Rows from a dataset of charts and code

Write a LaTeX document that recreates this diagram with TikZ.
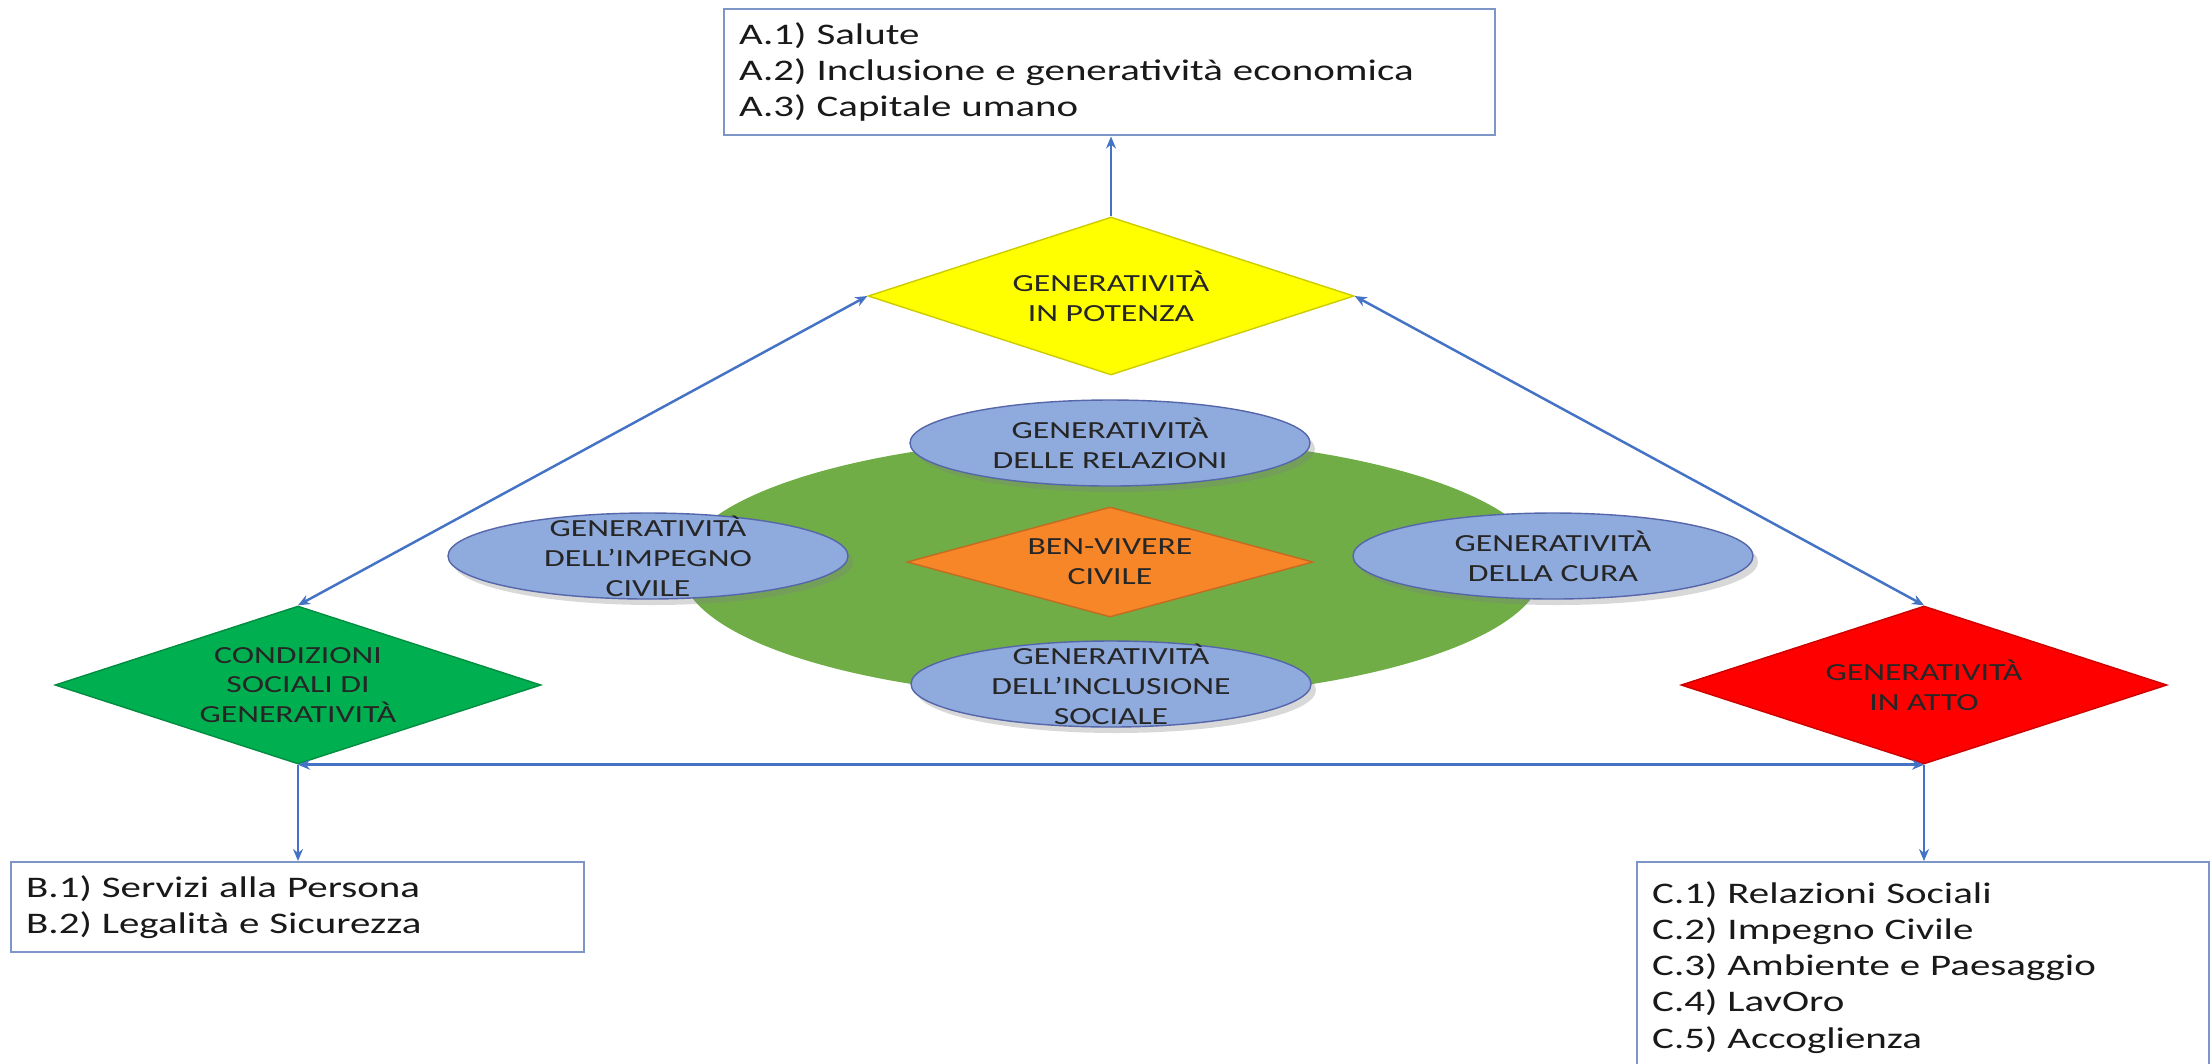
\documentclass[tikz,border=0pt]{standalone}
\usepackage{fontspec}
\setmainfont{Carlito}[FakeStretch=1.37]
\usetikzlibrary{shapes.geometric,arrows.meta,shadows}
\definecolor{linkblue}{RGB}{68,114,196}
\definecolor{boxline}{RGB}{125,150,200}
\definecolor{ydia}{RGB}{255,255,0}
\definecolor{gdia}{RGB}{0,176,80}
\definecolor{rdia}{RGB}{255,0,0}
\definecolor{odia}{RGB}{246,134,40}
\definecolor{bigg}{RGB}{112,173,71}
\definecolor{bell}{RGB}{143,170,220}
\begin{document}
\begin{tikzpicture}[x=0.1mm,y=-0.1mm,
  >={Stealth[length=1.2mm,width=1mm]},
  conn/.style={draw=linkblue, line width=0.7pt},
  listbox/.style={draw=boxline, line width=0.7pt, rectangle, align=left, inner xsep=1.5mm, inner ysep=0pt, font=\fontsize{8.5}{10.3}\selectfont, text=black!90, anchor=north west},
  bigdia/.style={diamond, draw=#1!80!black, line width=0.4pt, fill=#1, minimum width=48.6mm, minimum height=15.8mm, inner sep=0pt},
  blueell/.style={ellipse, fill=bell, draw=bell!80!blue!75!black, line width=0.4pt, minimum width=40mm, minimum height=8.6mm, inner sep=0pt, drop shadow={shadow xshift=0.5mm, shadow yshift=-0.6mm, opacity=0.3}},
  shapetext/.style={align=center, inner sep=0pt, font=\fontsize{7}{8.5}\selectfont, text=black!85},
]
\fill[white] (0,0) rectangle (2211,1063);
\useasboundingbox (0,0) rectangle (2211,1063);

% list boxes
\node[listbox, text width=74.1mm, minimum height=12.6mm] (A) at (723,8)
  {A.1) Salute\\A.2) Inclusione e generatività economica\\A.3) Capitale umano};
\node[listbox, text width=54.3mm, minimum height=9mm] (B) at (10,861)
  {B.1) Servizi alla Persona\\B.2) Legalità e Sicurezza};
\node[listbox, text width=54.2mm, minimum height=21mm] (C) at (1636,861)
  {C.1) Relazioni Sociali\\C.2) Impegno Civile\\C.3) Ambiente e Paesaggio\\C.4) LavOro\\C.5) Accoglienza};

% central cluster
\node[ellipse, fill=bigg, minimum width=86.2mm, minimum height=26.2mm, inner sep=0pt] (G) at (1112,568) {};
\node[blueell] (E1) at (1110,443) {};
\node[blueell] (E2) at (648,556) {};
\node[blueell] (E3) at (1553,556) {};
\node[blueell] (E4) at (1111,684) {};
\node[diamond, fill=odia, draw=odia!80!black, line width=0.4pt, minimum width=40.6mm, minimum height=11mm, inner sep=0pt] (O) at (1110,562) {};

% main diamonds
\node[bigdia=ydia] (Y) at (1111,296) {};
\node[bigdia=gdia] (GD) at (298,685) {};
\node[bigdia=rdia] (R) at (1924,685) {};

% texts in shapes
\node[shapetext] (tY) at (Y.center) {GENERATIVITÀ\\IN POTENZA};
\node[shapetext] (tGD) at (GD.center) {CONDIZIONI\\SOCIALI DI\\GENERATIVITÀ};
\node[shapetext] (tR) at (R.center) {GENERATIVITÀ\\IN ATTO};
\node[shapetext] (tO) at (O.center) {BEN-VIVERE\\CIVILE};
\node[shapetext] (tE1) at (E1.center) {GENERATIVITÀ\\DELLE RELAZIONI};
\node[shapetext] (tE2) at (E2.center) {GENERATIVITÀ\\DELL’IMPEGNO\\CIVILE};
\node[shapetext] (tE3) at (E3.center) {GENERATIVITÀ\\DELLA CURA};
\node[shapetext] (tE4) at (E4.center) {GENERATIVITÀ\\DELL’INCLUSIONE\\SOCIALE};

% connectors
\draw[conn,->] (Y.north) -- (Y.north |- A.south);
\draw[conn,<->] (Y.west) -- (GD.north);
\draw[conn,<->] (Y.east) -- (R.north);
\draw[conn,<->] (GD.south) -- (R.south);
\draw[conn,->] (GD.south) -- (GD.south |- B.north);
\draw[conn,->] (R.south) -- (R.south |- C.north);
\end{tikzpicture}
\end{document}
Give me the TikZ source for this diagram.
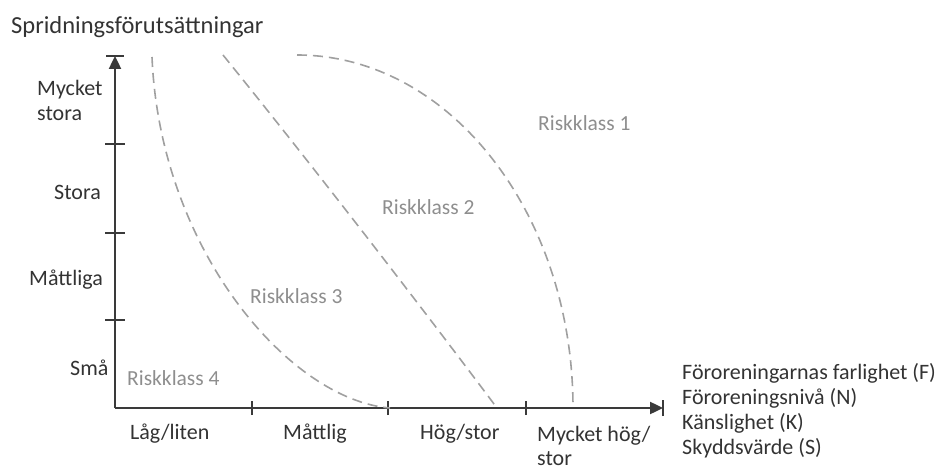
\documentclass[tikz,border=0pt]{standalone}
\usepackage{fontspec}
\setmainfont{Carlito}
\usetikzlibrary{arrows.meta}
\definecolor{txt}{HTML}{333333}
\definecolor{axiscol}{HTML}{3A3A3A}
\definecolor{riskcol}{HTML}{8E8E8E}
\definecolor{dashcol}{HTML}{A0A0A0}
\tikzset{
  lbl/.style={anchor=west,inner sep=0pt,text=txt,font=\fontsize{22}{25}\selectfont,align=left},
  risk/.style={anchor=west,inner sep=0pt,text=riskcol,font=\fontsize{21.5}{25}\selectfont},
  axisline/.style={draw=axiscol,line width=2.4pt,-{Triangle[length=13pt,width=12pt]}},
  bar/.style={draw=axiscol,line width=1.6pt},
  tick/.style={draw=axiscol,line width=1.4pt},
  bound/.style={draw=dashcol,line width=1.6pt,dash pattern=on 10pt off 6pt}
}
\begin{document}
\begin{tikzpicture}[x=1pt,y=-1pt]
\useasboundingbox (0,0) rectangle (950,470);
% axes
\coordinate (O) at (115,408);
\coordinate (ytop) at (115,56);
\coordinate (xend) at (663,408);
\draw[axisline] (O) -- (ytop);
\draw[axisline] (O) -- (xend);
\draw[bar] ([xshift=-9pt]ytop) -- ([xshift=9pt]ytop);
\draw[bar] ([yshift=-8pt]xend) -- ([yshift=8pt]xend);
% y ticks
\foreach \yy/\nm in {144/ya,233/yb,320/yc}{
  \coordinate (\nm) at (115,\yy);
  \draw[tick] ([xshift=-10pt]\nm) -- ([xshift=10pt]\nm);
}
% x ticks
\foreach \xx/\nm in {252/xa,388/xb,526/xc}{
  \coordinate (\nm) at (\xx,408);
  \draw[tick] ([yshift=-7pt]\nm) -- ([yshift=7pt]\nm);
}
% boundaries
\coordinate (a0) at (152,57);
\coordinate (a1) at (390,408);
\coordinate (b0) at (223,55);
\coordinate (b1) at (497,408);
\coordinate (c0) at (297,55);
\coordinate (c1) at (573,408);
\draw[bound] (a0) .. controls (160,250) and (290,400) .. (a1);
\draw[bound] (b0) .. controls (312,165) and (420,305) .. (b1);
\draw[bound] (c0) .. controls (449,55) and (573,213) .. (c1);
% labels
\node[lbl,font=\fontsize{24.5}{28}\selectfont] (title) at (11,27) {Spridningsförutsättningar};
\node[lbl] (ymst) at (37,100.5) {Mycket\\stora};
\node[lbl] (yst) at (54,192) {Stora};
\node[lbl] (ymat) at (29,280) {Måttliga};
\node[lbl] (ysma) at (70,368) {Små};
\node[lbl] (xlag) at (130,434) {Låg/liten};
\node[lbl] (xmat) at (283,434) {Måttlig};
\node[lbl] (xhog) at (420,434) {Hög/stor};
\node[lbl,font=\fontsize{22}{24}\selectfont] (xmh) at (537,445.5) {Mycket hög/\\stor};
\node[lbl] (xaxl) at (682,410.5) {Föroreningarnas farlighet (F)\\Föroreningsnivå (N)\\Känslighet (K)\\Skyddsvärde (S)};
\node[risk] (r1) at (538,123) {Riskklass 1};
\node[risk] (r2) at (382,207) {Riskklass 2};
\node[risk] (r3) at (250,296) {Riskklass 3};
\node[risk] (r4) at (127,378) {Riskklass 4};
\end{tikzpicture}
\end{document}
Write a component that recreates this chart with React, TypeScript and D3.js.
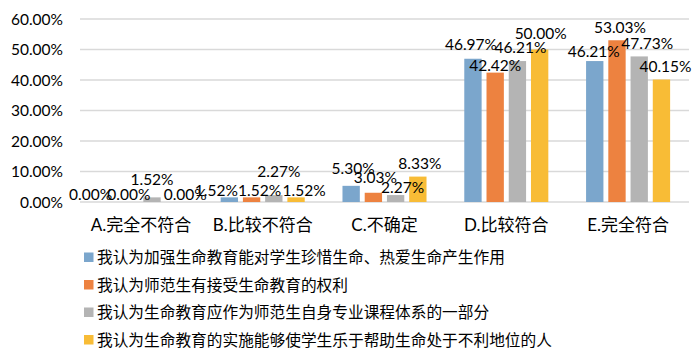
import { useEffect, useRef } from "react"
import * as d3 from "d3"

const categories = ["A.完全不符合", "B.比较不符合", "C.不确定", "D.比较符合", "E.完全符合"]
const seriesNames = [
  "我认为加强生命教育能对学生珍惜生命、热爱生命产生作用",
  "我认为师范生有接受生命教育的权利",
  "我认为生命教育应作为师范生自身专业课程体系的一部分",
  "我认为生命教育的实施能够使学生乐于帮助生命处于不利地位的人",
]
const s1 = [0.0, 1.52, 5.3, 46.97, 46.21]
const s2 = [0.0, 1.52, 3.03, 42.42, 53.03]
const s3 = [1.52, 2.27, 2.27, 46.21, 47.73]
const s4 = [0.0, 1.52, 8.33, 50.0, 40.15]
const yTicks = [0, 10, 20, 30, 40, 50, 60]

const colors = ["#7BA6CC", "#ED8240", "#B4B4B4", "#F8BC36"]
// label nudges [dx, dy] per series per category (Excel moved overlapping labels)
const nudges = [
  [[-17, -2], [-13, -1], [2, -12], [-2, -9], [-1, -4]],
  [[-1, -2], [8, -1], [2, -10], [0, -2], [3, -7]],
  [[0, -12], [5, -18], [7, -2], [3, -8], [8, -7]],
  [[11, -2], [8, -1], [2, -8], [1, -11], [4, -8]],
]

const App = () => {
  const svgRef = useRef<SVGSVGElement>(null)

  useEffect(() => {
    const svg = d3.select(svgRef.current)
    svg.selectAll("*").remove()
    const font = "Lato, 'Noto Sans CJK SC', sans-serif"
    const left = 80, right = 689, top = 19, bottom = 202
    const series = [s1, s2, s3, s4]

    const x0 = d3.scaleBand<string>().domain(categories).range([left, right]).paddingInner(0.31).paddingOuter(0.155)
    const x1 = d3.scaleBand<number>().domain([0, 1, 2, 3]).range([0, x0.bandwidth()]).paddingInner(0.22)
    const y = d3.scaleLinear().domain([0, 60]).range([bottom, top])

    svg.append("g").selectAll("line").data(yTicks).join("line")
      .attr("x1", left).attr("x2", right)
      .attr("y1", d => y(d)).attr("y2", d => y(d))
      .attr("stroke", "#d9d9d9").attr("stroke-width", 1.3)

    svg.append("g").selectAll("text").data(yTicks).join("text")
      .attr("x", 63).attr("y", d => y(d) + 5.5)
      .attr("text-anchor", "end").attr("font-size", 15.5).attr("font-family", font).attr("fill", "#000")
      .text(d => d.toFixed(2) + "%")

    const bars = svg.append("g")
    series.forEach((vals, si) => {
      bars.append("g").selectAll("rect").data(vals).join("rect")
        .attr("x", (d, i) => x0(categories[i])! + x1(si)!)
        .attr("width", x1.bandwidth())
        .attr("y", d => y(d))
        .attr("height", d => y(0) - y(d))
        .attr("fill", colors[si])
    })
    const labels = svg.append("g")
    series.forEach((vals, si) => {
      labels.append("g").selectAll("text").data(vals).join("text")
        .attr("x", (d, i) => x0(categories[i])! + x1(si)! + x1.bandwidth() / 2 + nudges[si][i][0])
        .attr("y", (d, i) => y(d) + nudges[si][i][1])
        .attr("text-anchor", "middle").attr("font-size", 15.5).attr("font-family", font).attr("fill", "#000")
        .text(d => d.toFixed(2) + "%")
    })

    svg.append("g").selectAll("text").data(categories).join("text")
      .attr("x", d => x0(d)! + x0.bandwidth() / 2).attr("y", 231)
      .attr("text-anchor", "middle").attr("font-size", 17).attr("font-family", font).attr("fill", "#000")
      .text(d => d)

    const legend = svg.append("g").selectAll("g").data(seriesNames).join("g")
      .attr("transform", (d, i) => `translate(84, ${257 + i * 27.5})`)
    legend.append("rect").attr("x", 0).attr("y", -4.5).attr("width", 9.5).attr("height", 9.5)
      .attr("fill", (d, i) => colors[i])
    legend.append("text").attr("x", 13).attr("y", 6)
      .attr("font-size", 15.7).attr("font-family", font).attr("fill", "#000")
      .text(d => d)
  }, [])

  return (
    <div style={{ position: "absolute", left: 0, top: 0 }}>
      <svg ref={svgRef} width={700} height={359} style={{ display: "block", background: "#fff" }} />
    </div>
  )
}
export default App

# AIM
Pull out every line in the material above where "diagram" occurs.

# RESPONSE TO THIS TASK
Write a LaTeX document that recreates this diagram with TikZ.
Give me the TikZ source for this diagram.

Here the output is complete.